3) Set yourself S.M.A.R.T. goals. If you’re familiar with the jargon of project management, you’ll recognize this abbreviation. S.M.A.R.T. goals are Specific, Measurable, Attainable, Relevant, and Time-bound.
“I want to learn Italian” is none of those. “I want to take an Italian 101 class and pass the test for A1 level before I go on a holiday to Tuscany next spring,” however, fits all the criteria. Try to break down the learning process into small milestones like this.
4) Start with the basics. In many languages, the 100 to 1,000 most common words in their most frequent meanings cover a huge percentage of everyday communication.
Those boring little words like “you”, “what”, “this”, “in”, “have”, etc. are the backbones of the language. Make sure you learn them as soon as possible – both fancy flash card apps and old-fashioned index cards will do the trick.
5) Follow your interests and make it fun! Even the most entertaining study materials may bore you to tears since they aren’t tailored to your personal preferences. Enhance them by adding your own input.
You love cooking? Look up simple recipes in the target language. You’re into music? Explore the discography of the most famous artists singing in that language, and so on.
I’ve heard of people perfecting their English through hours of video games or their Swedish by re-reading their favorite children’s classics by Astrid Lindgren. As long as it holds your interest, it’s fine.
6) DVDs and the Internet are a godsend for improving listening comprehension. News channels on the web often feature broadcasters with more or less standard accents and clear pronunciation.
Once you feel more confident – or are tired of the weather forecast – just switch to movies and TV shows. Subtitles in the foreign language are a great way of matching the written to the spoken word till you can make do without them.
Listening comprehension is the part that comes hardest to me, but I knew I’d made it when I could watch films in rather different varieties of English, like O Brother Where Art Thou? (Southern US), The Full Monty (Northern England), and Strictly Ballroom (Australia), without any auditory confusion.
7) Get a native speaker to practice with. It’s not just about common words and basic grammar. True proficiency comes with getting proverbs and idioms, laughing at silly puns, and learning to understand (though not necessarily to use) some bawdy innuendo and heart-felt cussing.
In a university town, foreign exchange students are often grateful for a tandem partner. The same applies to international co-workers in companies with many expats on their staff.
If you can’t find anyone in “real life”, a weekly video chat with someone on the other side of the globe may be just as effective. And if you move to another country, how about looking for local roommates or neighbors?
8) Learn to speak about language. For your conversational practice, be prepared with some useful “meta” phrases to discuss the language itself. “I don’t understand this”, “What does this mean?”, “How do you say…?”, “Could you spell this?” and all the rest will pop up again and again and again.
The more advanced learners can try using some grammatical terms (“Is that the plural form?” “Is there a difference between adjectives and adverbs?”), and they can make sure to guess the right meaning of unknown words from context by paraphrasing them as simply as possible.
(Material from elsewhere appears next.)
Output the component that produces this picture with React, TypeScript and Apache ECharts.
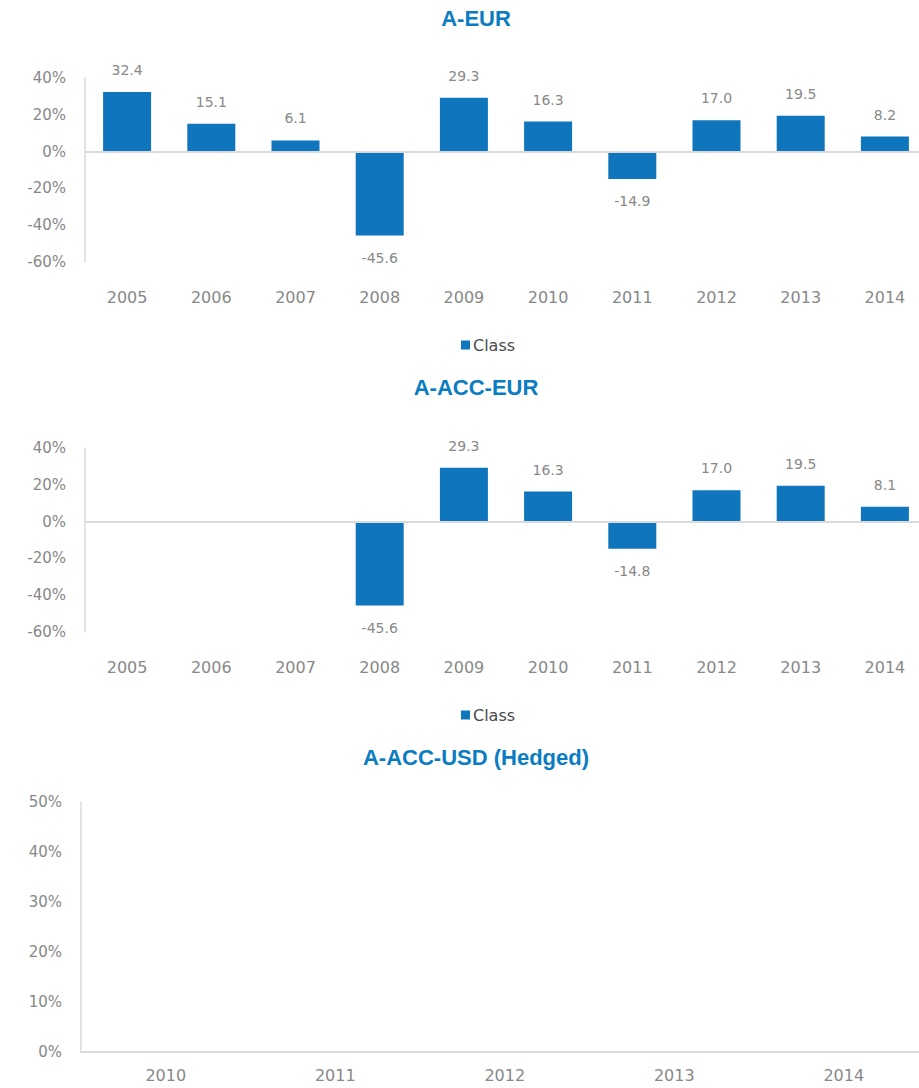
import React, { useEffect, useRef } from "react";
import * as echarts from "echarts";

const years = ["2005", "2006", "2007", "2008", "2009", "2010", "2011", "2012", "2013", "2014"];
const aEur = [32.4, 15.1, 6.1, -45.6, 29.3, 16.3, -14.9, 17.0, 19.5, 8.2];
const aAccEur = [null, null, null, -45.6, 29.3, 16.3, -14.8, 17.0, 19.5, 8.1];
const hedgedYears = ["2010", "2011", "2012", "2013", "2014"];
const hedgedValues: (number | null)[] = [null, null, null, null, null];
const titles = ["A-EUR", "A-ACC-EUR", "A-ACC-USD (Hedged)"];
const seriesName = "Class";

const BLUE = "#0f75bd";
const TITLE_BLUE = "#0a7cc2";
const AXIS_GREY = "#dadada";
const LABEL_GREY = "#888888";
const FONT = "DejaVu Sans";

export default function App() {
  const ref = useRef<HTMLDivElement>(null);
  useEffect(() => {
    if (!ref.current) return;
    const chart = echarts.init(ref.current, undefined, { renderer: "svg" });

    const yAxisBase = {
      type: "value" as const,
      axisLine: { show: true, lineStyle: { color: AXIS_GREY, width: 1.5 } },
      axisTick: { show: false },
      splitLine: { show: false },
      axisLabel: {
        formatter: "{value}%",
        color: LABEL_GREY,
        fontSize: 15,
        fontFamily: FONT,
        margin: 19,
      },
    };
    const xAxisBar = (gridIndex: number) => ({
      type: "category" as const,
      gridIndex,
      data: years,
      position: "bottom" as const,
      axisLine: { show: false, onZero: false },
      axisTick: { show: false },
      axisLabel: { color: LABEL_GREY, fontSize: 16, fontFamily: FONT, margin: 27 },
    });
    const barSeries = (idx: number, data: (number | null)[]) => ({
      type: "bar" as const,
      name: seriesName,
      xAxisIndex: idx,
      yAxisIndex: idx,
      data,
      barWidth: "57%",
      itemStyle: { color: BLUE },
      label: {
        show: true,
        position: "outside" as any,
        distance: 15,
        color: LABEL_GREY,
        fontSize: 14,
        fontFamily: FONT,
        formatter: (p: any) => (p.value == null ? "" : Number(p.value).toFixed(1)),
      },
      markLine: {
        silent: true,
        symbol: ["none", "none"],
        label: { show: false },
        lineStyle: { color: AXIS_GREY, width: 2, type: "solid" },
        data: [{ yAxis: 0 }],
      },
    });

    const legendBase = {
      data: [seriesName],
      left: 456,
      icon: "rect",
      itemWidth: 9,
      itemHeight: 9,
      itemGap: 4,
      textStyle: { color: "#4a4a4a", fontSize: 16, fontFamily: FONT, padding: [0, 0, 0, -2] },
    };

    const titleY = [18, 387, 757];
    const option: any = {
      animation: false,
      textStyle: { fontFamily: FONT },
      graphic: titles.map((t, i) => ({
        type: "text",
        x: 476,
        y: titleY[i],
        style: {
          text: t,
          fill: TITLE_BLUE,
          fontSize: 22,
          fontWeight: "bold",
          fontFamily: "Liberation Sans",
          align: "center",
          verticalAlign: "middle",
        },
      })),
      legend: [
        { ...legendBase, top: 332 },
        { ...legendBase, top: 702 },
      ],
      grid: [
        { left: 85, top: 78, width: 842, height: 184 },
        { left: 85, top: 448, width: 842, height: 184 },
        { left: 81, top: 802, width: 847.5, height: 250 },
      ],
      xAxis: [
        xAxisBar(0),
        xAxisBar(1),
        {
          type: "category",
          gridIndex: 2,
          data: hedgedYears,
          axisLine: { show: true, lineStyle: { color: AXIS_GREY, width: 2 } },
          axisTick: { show: false },
          axisLabel: { color: LABEL_GREY, fontSize: 16, fontFamily: FONT, margin: 15 },
        },
      ],
      yAxis: [
        { ...yAxisBase, gridIndex: 0, min: -60, max: 40, interval: 20 },
        { ...yAxisBase, gridIndex: 1, min: -60, max: 40, interval: 20 },
        { ...yAxisBase, gridIndex: 2, min: 0, max: 50, interval: 10 },
      ],
      series: [
        barSeries(0, aEur),
        barSeries(1, aAccEur),
        {
          type: "bar",
          name: "Hedged",
          xAxisIndex: 2,
          yAxisIndex: 2,
          data: hedgedValues,
          itemStyle: { color: BLUE },
        },
      ],
    };
    chart.setOption(option);
    return () => chart.dispose();
  }, []);

  return (
    <div style={{ position: "absolute", left: 0, top: 0, width: 919, height: 1088, overflow: "hidden", background: "#fff" }}>
      <div ref={ref} style={{ width: 940, height: 1088 }} />
    </div>
  );
}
9) Don’t be a perfectionist. – Yes, you will make mistakes. No, it doesn’t matter.
Don’t be afraid of talking nonsense, but ask a native speaker to point it out to you. That way, the wrong usage won’t take hold, and you can still chat merrily without worrying about getting it right the first time.
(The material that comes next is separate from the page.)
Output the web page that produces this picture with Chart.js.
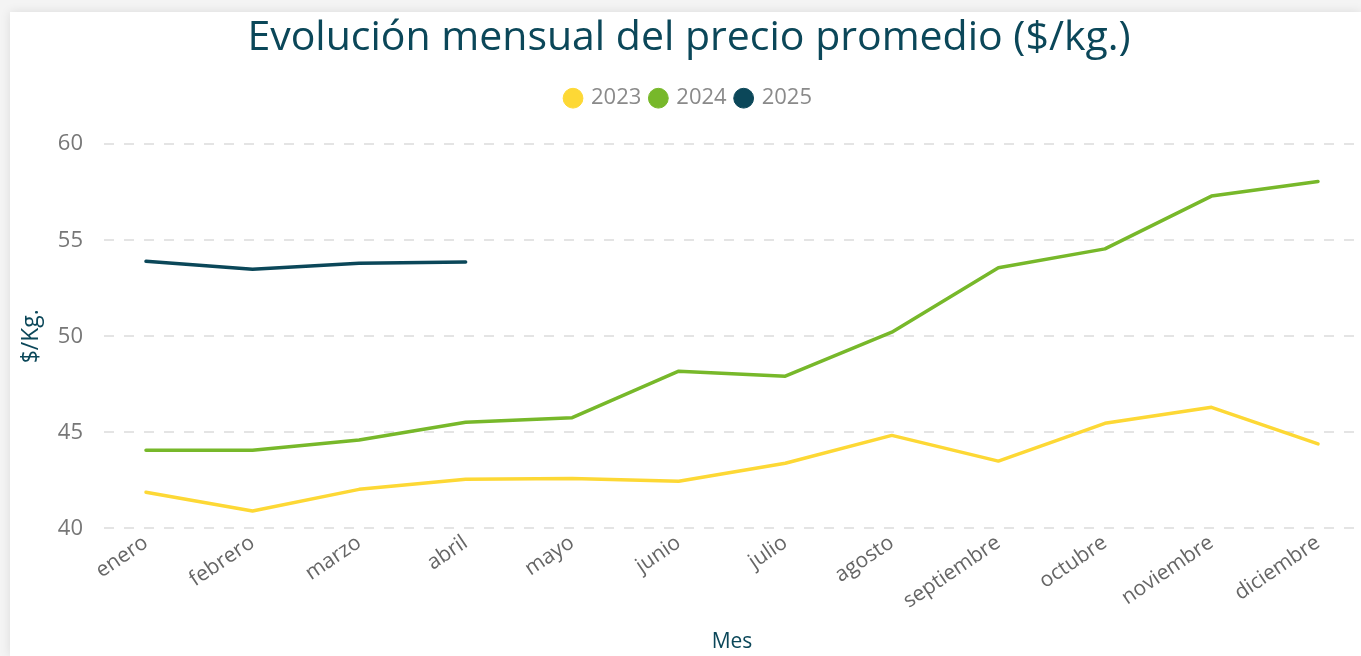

10) Practice, practice, practice. A daily 15 minutes of concentrated study time with lots of repetition is better than a haphazard four hours every three weeks. It’s as simple as that.
Which strategies for learning a new language would you recommend?
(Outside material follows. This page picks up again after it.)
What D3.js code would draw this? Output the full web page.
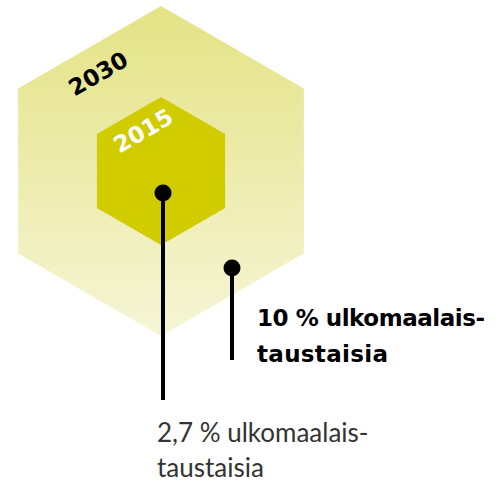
<!DOCTYPE html>
<html><head><meta charset="utf-8">
<script src="https://cdn.jsdelivr.net/npm/d3@7"></script>
<style>html,body{margin:0;padding:0;background:#fff;}svg{display:block;}</style>
</head><body>
<svg id="c" width="499" height="484"></svg>
<script>
const years = ["2030", "2015"];
const shares = [10, 2.7];
const labelLines = [["10 % ulkomaalais-", "taustaisia"], ["2,7 % ulkomaalais-", "taustaisia"]];

const svg = d3.select("#c");
const cx = 161, cy = 171;
const rScale = d3.scaleLinear().domain([2.7, 10]).range([74, 165]);

const defs = svg.append("defs");
const g = defs.append("linearGradient").attr("id","bigGrad").attr("x1",0).attr("y1",0).attr("x2",0).attr("y2",1);
g.append("stop").attr("offset","0%").attr("stop-color","#e4e385");
g.append("stop").attr("offset","100%").attr("stop-color","#f6f5d6");

function hex(r){
  return d3.range(6).map(i => {
    const a = Math.PI/180*(60*i - 90);
    return [cx + r*Math.cos(a), cy + r*Math.sin(a)];
  });
}
const fills = ["url(#bigGrad)", "#d0cc00"];
years.forEach((y,i) => {
  svg.append("polygon").attr("points", hex(rScale(shares[i])).map(p=>p.join(",")).join(" ")).attr("fill", fills[i]);
});

const boldFont = "'DejaVu Sans', sans-serif";
// year labels
svg.append("text").attr("transform","translate(99,75) rotate(-30)")
  .attr("text-anchor","middle").attr("dominant-baseline","middle")
  .attr("font-family",boldFont).attr("font-weight","bold").attr("font-size",23).attr("fill","#000").text(years[0]);
svg.append("text").attr("transform","translate(144,132) rotate(-30)")
  .attr("text-anchor","middle").attr("dominant-baseline","middle")
  .attr("font-family",boldFont).attr("font-weight","bold").attr("font-size",23).attr("fill","#fff").text(years[1]);

// pins
const pins = [{x:232, y0:268, y1:360}, {x:163, y0:193, y1:400}];
pins.forEach(p => {
  svg.append("line").attr("x1",p.x).attr("x2",p.x).attr("y1",p.y0).attr("y2",p.y1).attr("stroke","#000").attr("stroke-width",4);
  svg.append("circle").attr("cx",p.x).attr("cy",p.y0).attr("r",8.5).attr("fill","#000");
});

// labels
const t1 = svg.append("text").attr("font-family",boldFont).attr("font-weight","bold").attr("font-size",23).attr("fill","#000");
const boldW = [228, 131];
labelLines[0].forEach((s,i)=> t1.append("tspan").attr("x",257).attr("y",326 + i*36).attr("textLength",boldW[i]).text(s));
const t2 = svg.append("text").attr("font-family","Lato").attr("font-weight","400").attr("font-size",26).attr("fill","#333");
labelLines[1].forEach((s,i)=> t2.append("tspan").attr("x",157).attr("y",442 + i*35).text(s));
</script>
</body></html>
(Image credit: iStockphoto))
Andrew Weiler says
There is a lot written here that is right on the money. The one that I would like to suggest some amendment to is the last one – practice. Some “work” on language can help in order to put you on the right track. However the idea that repetition will actually help is a mistaken one.
I have seen students repeat things hundreds of time but when they have to speak in a real life situation, it all melts away. By all means work out how to say something correctly. Effective language learners enter a conversation etc with the clear goal of using what they have sorted out into that conversation. They look for opportunities to test and try out their new found understanding and control. They work on and refine their skills in real live situations…
Here is a bit more detail on what constitutes useful practice – http://www.strategiesinlanguagelearning.com/language_learning_practice/
Thank you for your detailed input! Of course you’re right that rote repetition alone doesn’t constitute effective practice. But I think that repeating some things that you do have to learn by heart (like the grammatical gender of nouns, which is completely arbitrary) and learning how to use these things in context are probably helpful for most language learners.
Gilson de Azevedo says
In Portuguese “linguagem” is not the word that should be written above, with the others. It should be “língua” or “idioma”, meaning tongue or language. “Linguagem” is used, for example, for body language, computer language, and so on.
Thank you for pointing this out to us! That’s what comes from relying on multilingual stock images where I don’t know all the languages… 🙁
I totally agree! That’s exactly the way how it works – motivation, learning and using the language from the beginning, as well as learning about the culture! Because languages are about culture! It’s worth the effort, every new language widens your horizon! Forget about mistakes… just start speaking, people in general will be helpful and supportive!
Thanks for your feedback! I completely agree that language learning should always be about culture – language is the key to another culture after all.